Bastien Fontanieu : France-USA, c’est une fenêtre de tir médiatique. C’était le cas avec Thomas Heurtel contre l’Espagne. C’est important que l’équipe de France montre la voie. Je continue à dire que pour que le basket évolue en France, il nous faut notre juillet 1998 !

La victoire historique des Bleus d’Evan Fournier et de Rudy Gobert, face aux États-Unis, à la Coupe du monde 2019 est passé presque inaperçu.

L’AVENIR 

Comment voyez-vous le futur du basket français ?

Clément Martel : Je ne suis pas pessimiste du tout. Ça s’est structuré, il y a du bon travail fait pour adapter le sport à l’époque.

Pierre Dorian : Il y a beaucoup de points positifs. Les clubs sont rentables économiquement, des budgets augmentent.

Grégoire Margotton : Il y a beaucoup d’atouts ! Les salles sont remplies, c’est important. La Ligue a progressé dans sa commercialisation du produit. Le All-Star Game français il y a 20 ans, ça ne ressemblait pas à grand-chose, une sorte de copie mal faite de la NBA. Aujourd’hui, on est sorti de ça, c’est bien foutu.

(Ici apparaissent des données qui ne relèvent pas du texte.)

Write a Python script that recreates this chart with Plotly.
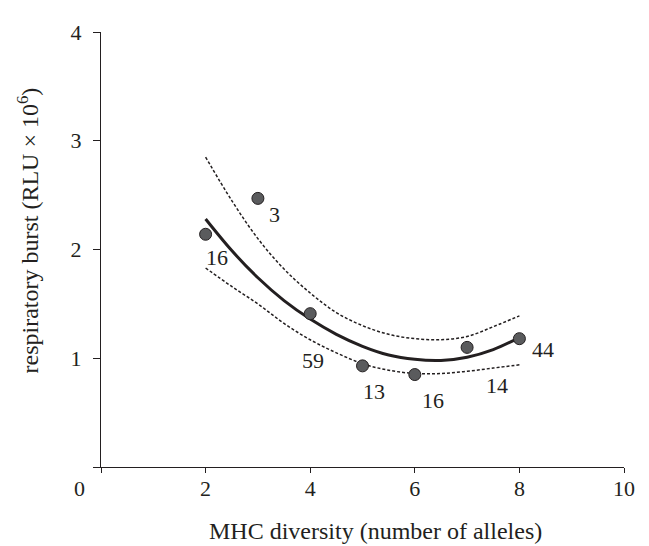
import plotly.graph_objects as go

# ---- data ----
alleles = [2, 3, 4, 5, 6, 7, 8]
burst = [2.14, 2.47, 1.41, 0.93, 0.85, 1.10, 1.18]
sample_sizes = ["16", "3", "59", "13", "16", "14", "44"]

fit_x = [2, 2.5, 3, 3.5, 4, 4.5, 5, 5.5, 6, 6.5, 7, 7.5, 8]
fit_y = [2.28, 1.99, 1.74, 1.53, 1.36, 1.22, 1.11, 1.03, 0.99, 0.98, 1.01, 1.08, 1.19]
upper_y = [2.85, 2.45, 2.10, 1.82, 1.60, 1.42, 1.30, 1.22, 1.18, 1.17, 1.20, 1.29, 1.39]
lower_y = [1.83, 1.66, 1.50, 1.32, 1.17, 1.05, 0.95, 0.89, 0.86, 0.86, 0.88, 0.91, 0.94]

x_ticks = [0, 2, 4, 6, 8, 10]
x_ticktext = ["", "2", "4", "6", "8", "10"]
y_ticks = [0, 1, 2, 3, 4]
y_ticktext = ["", "1", "2", "3", "4"]

# ---- style ----
INK = "#231f20"
FONT = "Liberation Serif"
label_shift = [(11, -23), (17, -16), (3, -47), (11, -26), (18, -26), (30, -38), (24, -11)]

fig = go.Figure()
for ys in (upper_y, lower_y):
    fig.add_trace(go.Scatter(x=fit_x, y=ys, mode="lines", line_shape="spline",
                             line=dict(color=INK, width=1.5, dash="3px,2px"),
                             hoverinfo="skip"))
fig.add_trace(go.Scatter(x=fit_x, y=fit_y, mode="lines", line_shape="spline",
                         line=dict(color=INK, width=3), hoverinfo="skip"))
fig.add_trace(go.Scatter(x=alleles, y=burst, mode="markers",
                         marker=dict(size=12, color="#5a5b5d",
                                     line=dict(color=INK, width=1))))

for xv, yv, t, (dx, dy) in zip(alleles, burst, sample_sizes, label_shift):
    fig.add_annotation(x=xv, y=yv, text=t, showarrow=False, xshift=dx, yshift=dy,
                       font=dict(family=FONT, size=22, color=INK))

fig.add_annotation(x=0, y=0, text="0", showarrow=False, xshift=-22, yshift=-21,
                   font=dict(family=FONT, size=22, color=INK))
fig.add_annotation(x=0.5, y=0, xref="paper", yref="paper",
                   text="MHC diversity (number of alleles)",
                   xanchor="center", yanchor="middle",
                   showarrow=False, xshift=13, yshift=-64,
                   font=dict(family=FONT, size=24, color=INK))
fig.add_annotation(x=0, y=0.5, xref="paper", yref="paper",
                   text="respiratory burst (RLU × 10<sup>6</sup>)", textangle=-90,
                   xanchor="center", yanchor="middle",
                   showarrow=False, xshift=-74, yshift=19,
                   font=dict(family=FONT, size=24, color=INK))

fig.update_layout(
    width=641, height=538,
    margin=dict(l=93, r=25, t=14, b=79),
    paper_bgcolor="white", plot_bgcolor="white",
    showlegend=False,
    font=dict(family=FONT, size=22, color=INK),
)
fig.update_xaxes(range=[0, 10], tickvals=x_ticks, ticktext=x_ticktext,
                 ticks="outside", ticklen=5, tickwidth=1.2, tickcolor=INK,
                 showline=True, linecolor=INK, linewidth=1.2,
                 tickfont=dict(family=FONT, size=22, color=INK),
                 ticklabelstandoff=-4,
                 showgrid=False, zeroline=False)
fig.update_yaxes(range=[0, 4], tickvals=y_ticks, ticktext=y_ticktext,
                 ticks="outside", ticklen=7, tickwidth=1.2, tickcolor=INK,
                 showline=True, linecolor=INK, linewidth=1.2,
                 tickfont=dict(family=FONT, size=22, color=INK),
                 ticklabelstandoff=7,
                 showgrid=False, zeroline=False)

fig.write_html("out.html")
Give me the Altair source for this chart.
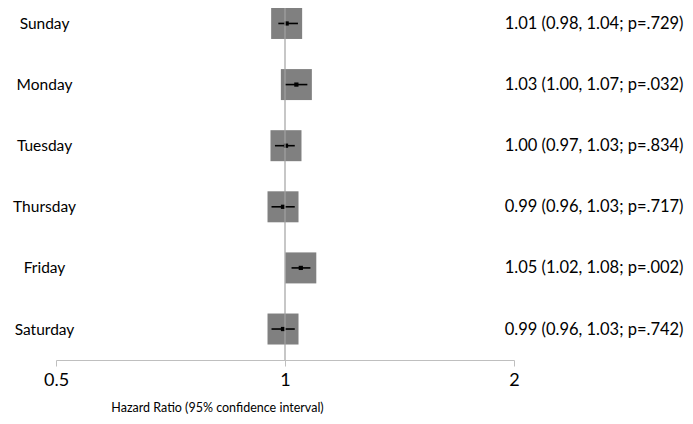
import altair as alt
import pandas as pd

days = ["Sunday", "Monday", "Tuesday", "Thursday", "Friday", "Saturday"]
hr = [1.005, 1.035, 1.003, 0.994, 1.049, 0.994]
lo = [0.98, 1.00, 0.97, 0.96, 1.02, 0.96]
hi = [1.04, 1.07, 1.03, 1.03, 1.08, 1.03]
labels = [
    "1.01 (0.98, 1.04; p=.729)",
    "1.03 (1.00, 1.07; p=.032)",
    "1.00 (0.97, 1.03; p=.834)",
    "0.99 (0.96, 1.03; p=.717)",
    "1.05 (1.02, 1.08; p=.002)",
    "0.99 (0.96, 1.03; p=.742)",
]
x_ticks = [0.5, 1, 2]
ref_value = [1]

df = pd.DataFrame({"day": days, "hr": hr, "lo": lo, "hi": hi, "label": labels})
ref = pd.DataFrame({"v": ref_value})

FONT = "Lato"

xscale = alt.Scale(type="log", domain=[0.5, 2])
yscale = alt.Scale(type="point", domain=days, padding=0.38, align=0.333)
yscale_r = alt.Scale(type="point", domain=labels, padding=0.38, align=0.333)

x_enc = alt.X(
    "hr:Q",
    scale=xscale,
    axis=alt.Axis(
        values=x_ticks,
        format="~g",
        grid=False,
        domainColor="#bfbfbf",
        tickColor="#bfbfbf",
        tickSize=6,
        labelFlush=False,
        labelFontSize=18,
        labelFont=FONT,
        labelColor="#000000",
        labelPadding=5,
        title="Hazard Ratio (95% confidence interval)",
        titleFont=FONT,
        titleFontSize=12.5,
        titleFontWeight="normal",
        titleColor="#000000",
        titleX=161,
        titleY=47,
        titleAlign="center",
        titleBaseline="middle",
    ),
)

y_left = alt.Y(
    "day:N",
    scale=yscale,
    sort=days,
    axis=alt.Axis(
        title=None,
        domain=False,
        ticks=False,
        tickSize=0,
        labelAlign="center",
        labelPadding=12,
        labelFont=FONT,
        labelFontSize=15.5,
        labelColor="#000000",
    ),
)

squares = alt.Chart(df).mark_point(
    shape="square", filled=True, size=961, color="#808080", opacity=1
).encode(x=x_enc, y=y_left)

ci = alt.Chart(df).mark_rule(color="#000000", strokeWidth=1.6).encode(
    x=alt.X("lo:Q", scale=xscale),
    x2="hi:Q",
    y=alt.Y("day:N", scale=yscale, sort=days),
)

dots = alt.Chart(df).mark_point(
    shape="square", filled=True, size=18, color="#000000", opacity=1
).encode(
    x=alt.X("hr:Q", scale=xscale),
    y=alt.Y("day:N", scale=yscale, sort=days),
)

refline = alt.Chart(ref).mark_rule(color="#a2a2a2", opacity=0.75, strokeWidth=1.6).encode(
    x=alt.X("v:Q", scale=xscale)
)

right = alt.Chart(df).mark_point(opacity=0).encode(
    x=alt.X("hr:Q", scale=xscale),
    y=alt.Y(
        "label:N",
        scale=yscale_r,
        sort=labels,
        axis=alt.Axis(
            orient="right",
            title=None,
            domain=False,
            ticks=False,
            tickSize=0,
            labelAlign="right",
            labelPadding=169,
            labelFont=FONT,
            labelFontSize=16.5,
            labelColor="#000000",
            labelLimit=400,
        ),
    ),
)

left_part = alt.layer(squares, ci, dots, refline)
chart = (
    alt.layer(left_part, right)
    .resolve_scale(y="independent")
    .properties(
        width=458,
        height=352,
        autosize=alt.AutoSizeParams(type="none"),
        padding={"left": 48, "top": 0, "right": 171, "bottom": 54},
    )
    .configure_view(stroke=None)
)

chart.save("out.html", embed_options={"renderer": "svg", "actions": False})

Vincent Duluc : J’ai l’impression qu’il y a un frémissement. Depuis un an et demi, deux ans, on a un peu plus de Jeep Élite dans L’Équipe.

Damien Burnier : Il y a du positif. Le championnat de France est bien traité à la télé. Et sur le décorum, on voit des progrès, clairement. C’est une enveloppe, mais c’est important. Il faut semer des petits cailloux, régulièrement, à travers des résultats, clubs, équipe de France, et à force de semer, celui qui s’intéresse de loin au basket français ou qui veut s’y intéresser retrouvera son chemin.